Structural Insulation From Oil Shocks

A critical factor mitigating downside risk is the U.S. economy's reduced vulnerability to oil shocks compared to past decades. The United States is now a net energy exporter and the world's top oil-producing country. Oil consumption per unit of economic output has declined by approximately 70 percent since 1980, while consumer spending on energy has fallen to roughly one-third of late 1970s levels. This structural transformation means that while oil prices certainly matter for inflation and sentiment, they pose less existential risk to American economic growth than they did during previous energy crises.

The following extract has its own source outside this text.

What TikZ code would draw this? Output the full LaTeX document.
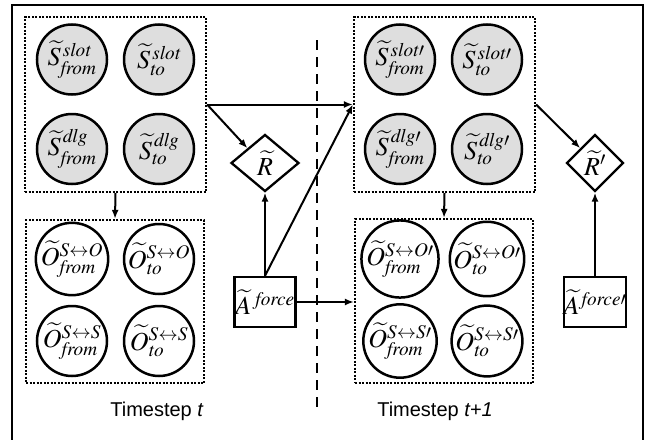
\documentclass[tikz,border=0pt]{standalone}
\usepackage{mathptmx}
\usepackage{fontspec}
\setmainfont{Liberation Serif}
\setsansfont{Liberation Sans}
\usetikzlibrary{arrows.meta,shapes.geometric}

\newcommand\varfont{\fontsize{26}{30}\selectfont}
\newcommand\capfont{\fontsize{20}{24}\selectfont\sffamily}

\tikzset{
  var/.style={circle, draw, line width=2.5pt, minimum size=70pt, inner sep=0pt, font=\varfont},
  obs/.style={var, fill=black!13},
  grp/.style={draw, line width=2.2pt, dash pattern=on 2pt off 1.5pt, inner sep=0pt},
  reward/.style={diamond, draw, line width=2.3pt, inner sep=0pt, font=\varfont},
  action/.style={rectangle, draw, line width=2.3pt, inner sep=0pt,
                 minimum width=61pt, minimum height=50pt, font=\varfont},
  link/.style={line width=2pt, -{Latex[length=9pt,width=7pt]}},
  caption/.style={font=\capfont, inner sep=0pt},
}

\begin{document}
\begin{tikzpicture}[x=1pt,y=-1pt]
\useasboundingbox (0,0) rectangle (650,439);
\clip (0,0) rectangle (650,439);

% outer frame (runs past the lower edge)
\draw[line width=2.6pt] (12,450) -- (12,5) -- (643,5) -- (643,450);

% time slice separator
\coordinate (sepTop) at (317,40);
\coordinate (sepBot) at (317,410);
\draw[line width=2.2pt, dash pattern=on 10pt off 7pt] (sepTop) -- (sepBot);

% ---- timestep t ----
\node[grp, minimum width=181pt, minimum height=175pt] (tl) at (115.5,104.5) {};
\node[grp, minimum width=178pt, minimum height=163pt] (bl) at (115,301.5) {};

\node[obs] (s1) at (72,59.5)  {$\widetilde{S}^{\,\mathit{slot}}_{\mathit{from}}$};
\node[obs] (s2) at (159,59.5) {$\widetilde{S}^{\,\mathit{slot}}_{\mathit{to}}$};
\node[obs] (s3) at (72,149)   {$\widetilde{S}^{\,\mathit{dlg}}_{\mathit{from}}$};
\node[obs] (s4) at (159,149)  {$\widetilde{S}^{\,\mathit{dlg}}_{\mathit{to}}$};

\node[var] (o1) at (72,259)  {$\widetilde{O}^{S\leftrightarrow O}_{\mathit{from}}$};
\node[var] (o2) at (159,259) {$\widetilde{O}^{S\leftrightarrow O}_{\mathit{to}}$};
\node[var] (o3) at (72,341)  {$\widetilde{O}^{S\leftrightarrow S}_{\mathit{from}}$};
\node[var] (o4) at (159,341) {$\widetilde{O}^{S\leftrightarrow S}_{\mathit{to}}$};

\node[reward, minimum width=68pt, minimum height=57pt] (R) at (265,163) {$\widetilde{R}$};
\node[action] (A) at (265,302) {$\widetilde{A}^{\;\mathit{force}}$};

\node[caption] (capt) at (157,411) {Timestep \textit{t}};

% ---- timestep t+1 ----
\node[grp, minimum width=181pt, minimum height=175pt] (tr) at (444.5,104.5) {};
\node[grp, minimum width=178pt, minimum height=164pt] (br) at (444,301) {};

\node[obs] (p1) at (400,59.5)  {$\widetilde{S}^{\,\mathit{slot}\prime}_{\mathit{from}}$};
\node[obs] (p2) at (487,59.5)  {$\widetilde{S}^{\,\mathit{slot}\prime}_{\mathit{to}}$};
\node[obs] (p3) at (400,149)   {$\widetilde{S}^{\,\mathit{dlg}\prime}_{\mathit{from}}$};
\node[obs] (p4) at (487,149)   {$\widetilde{S}^{\,\mathit{dlg}\prime}_{\mathit{to}}$};

\node[var] (q1) at (400,259) {$\widetilde{O}^{S\leftrightarrow O\prime}_{\mathit{from}}$};
\node[var] (q2) at (487,259) {$\widetilde{O}^{S\leftrightarrow O\prime}_{\mathit{to}}$};
\node[var] (q3) at (400,341) {$\widetilde{O}^{S\leftrightarrow S\prime}_{\mathit{from}}$};
\node[var] (q4) at (487,341) {$\widetilde{O}^{S\leftrightarrow S\prime}_{\mathit{to}}$};

\node[reward, minimum width=57pt, minimum height=57pt] (R2) at (595,163) {$\widetilde{R}'$};
\node[action, minimum width=62pt] (A2) at (595,302) {$\widetilde{A}^{\,\mathit{force}\prime}$};

\node[caption] (capt2) at (435,411) {Timestep \textit{t+1}};

% ---- dependencies ----
\draw[link] (tl.south) -- (bl.north);
\draw[link] (tr.south) -- (br.north);
\draw[link] (tl.east) -- (tr.west);
\draw[link] (tl.east) -- (R.north west);
\draw[link] (A.north) -- (R.south);
\draw[link] (A.north) -- (tr.west);
\draw[link] (A.east) -- (A.east -| br.west);
\draw[link] (tr.east) -- (R2.north west);
\draw[link] (A2.north) -- (R2.south);
\end{tikzpicture}
\end{document}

Nevertheless, gasoline prices remain highly visible to consumers and voters, potentially amplifying political concerns as the 2026 midterm election approaches. Higher energy costs are particularly damaging to approval ratings during campaign seasons, even if the underlying economic fundamentals remain sound.

Key Takeaways For Traders

The current market environment underscores several critical lessons. First, geopolitical risks can rapidly override fundamental economic narratives, forcing investors to reprice risk assets quickly. Second, the relationship between oil prices, inflation expectations, and monetary policy creates feedback loops that amplify market volatility. Third, while structural economic resilience matters, sentiment and positioning shifts can drive near-term price action regardless of fundamental conditions.

For investors navigating these waters, maintaining diversification across sectors and maintaining awareness of both inflation risks and growth resilience remains essential. The coming weeks will likely depend heavily on how long crude oil prices remain elevated and whether geopolitical tensions ease or escalate further.